'''

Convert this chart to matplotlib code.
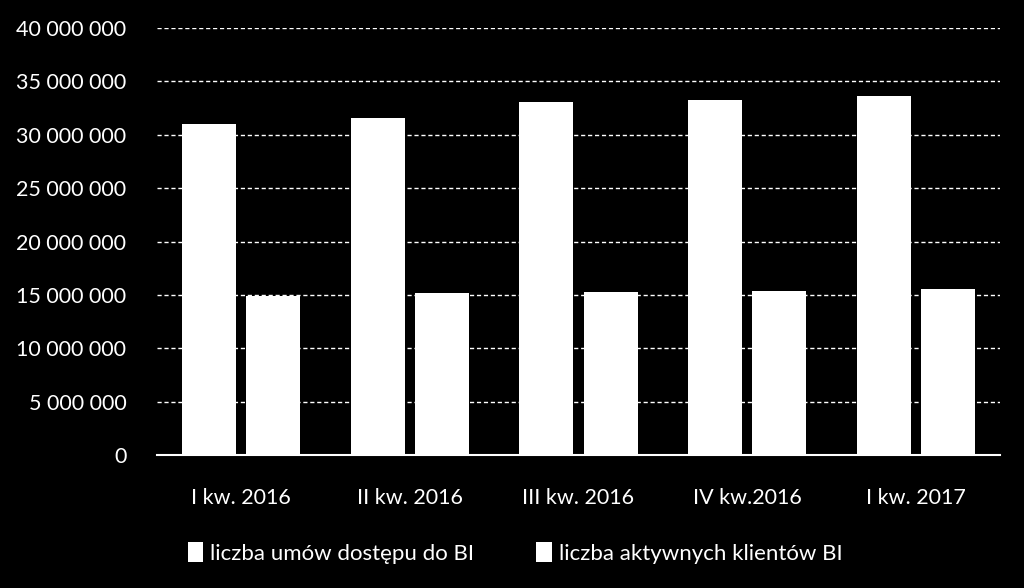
import matplotlib.pyplot as plt
import numpy as np
from matplotlib import font_manager

# font: Calibri-like condensed look
names = {f.name for f in font_manager.fontManager.ttflist}
fam = 'Liberation Sans Narrow' if 'Liberation Sans Narrow' in names else 'Lato'
plt.rcParams['font.family'] = [fam, 'DejaVu Sans']

kwartaly = ['I kw. 2016', 'II kw. 2016', 'III kw. 2016', 'IV kw.2016', 'I kw. 2017']
umowy = [30980000, 31600000, 33100000, 33280000, 33660000]
klienci = [14920000, 15150000, 15240000, 15330000, 15580000]
yticks = [0, 5000000, 10000000, 15000000, 20000000, 25000000, 30000000, 35000000, 40000000]

fig = plt.figure(figsize=(10.24, 5.88), dpi=100, facecolor='black')
ax = fig.add_axes([157/1024, 1-455/588, (1000-157)/1024, (455-28)/588])
ax.set_facecolor('black')

x = np.arange(len(kwartaly))
ax.bar(x - 0.19, umowy, width=0.32, color='white', label='liczba umów dostępu do BI', zorder=3)
ax.bar(x + 0.19, klienci, width=0.32, color='white', label='liczba aktywnych klientów BI', zorder=3)

ax.set_xlim(-0.5, 4.5)
ax.set_ylim(0, 40000000)
ax.set_yticks(yticks)
ax.set_yticklabels([f'{v:,}'.replace(',', ' ') for v in yticks])
ax.set_xticks(x)
ax.set_xticklabels(kwartaly)
ax.tick_params(colors='white', labelsize=15.5, length=0)
ax.tick_params(axis='y', pad=22)
ax.tick_params(axis='x', pad=24)
for t in ax.get_yticklabels() + ax.get_xticklabels():
    t.set_color('white')

for s in ['top', 'right', 'left']:
    ax.spines[s].set_visible(False)
ax.spines['bottom'].set_color('white')
ax.spines['bottom'].set_linewidth(1.5)
ax.grid(axis='y', color='white', linestyle=(0, (3, 2)), linewidth=1, zorder=1)

leg = fig.legend(loc='center', bbox_to_anchor=(515/1024, 1-553/588), ncol=2, frameon=False,
                 fontsize=16, handlelength=0.7, handleheight=1.0, handletextpad=0.3,
                 columnspacing=2.8, labelcolor='white')

fig.savefig('out.png', dpi=100, facecolor='black')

'''

● **Stated task**: All of the material above needs to be restated exactly, with no pictures.

● **Answer to this exercise**:
Convert this chart to matplotlib code.
import matplotlib.pyplot as plt
import numpy as np
from matplotlib import font_manager

# font: Calibri-like condensed look
names = {f.name for f in font_manager.fontManager.ttflist}
fam = 'Liberation Sans Narrow' if 'Liberation Sans Narrow' in names else 'Lato'
plt.rcParams['font.family'] = [fam, 'DejaVu Sans']

kwartaly = ['I kw. 2016', 'II kw. 2016', 'III kw. 2016', 'IV kw.2016', 'I kw. 2017']
umowy = [30980000, 31600000, 33100000, 33280000, 33660000]
klienci = [14920000, 15150000, 15240000, 15330000, 15580000]
yticks = [0, 5000000, 10000000, 15000000, 20000000, 25000000, 30000000, 35000000, 40000000]

fig = plt.figure(figsize=(10.24, 5.88), dpi=100, facecolor='black')
ax = fig.add_axes([157/1024, 1-455/588, (1000-157)/1024, (455-28)/588])
ax.set_facecolor('black')

x = np.arange(len(kwartaly))
ax.bar(x - 0.19, umowy, width=0.32, color='white', label='liczba umów dostępu do BI', zorder=3)
ax.bar(x + 0.19, klienci, width=0.32, color='white', label='liczba aktywnych klientów BI', zorder=3)

ax.set_xlim(-0.5, 4.5)
ax.set_ylim(0, 40000000)
ax.set_yticks(yticks)
ax.set_yticklabels([f'{v:,}'.replace(',', ' ') for v in yticks])
ax.set_xticks(x)
ax.set_xticklabels(kwartaly)
ax.tick_params(colors='white', labelsize=15.5, length=0)
ax.tick_params(axis='y', pad=22)
ax.tick_params(axis='x', pad=24)
for t in ax.get_yticklabels() + ax.get_xticklabels():
    t.set_color('white')

for s in ['top', 'right', 'left']:
    ax.spines[s].set_visible(False)
ax.spines['bottom'].set_color('white')
ax.spines['bottom'].set_linewidth(1.5)
ax.grid(axis='y', color='white', linestyle=(0, (3, 2)), linewidth=1, zorder=1)

leg = fig.legend(loc='center', bbox_to_anchor=(515/1024, 1-553/588), ncol=2, frameon=False,
                 fontsize=16, handlelength=0.7, handleheight=1.0, handletextpad=0.3,
                 columnspacing=2.8, labelcolor='white')

fig.savefig('out.png', dpi=100, facecolor='black')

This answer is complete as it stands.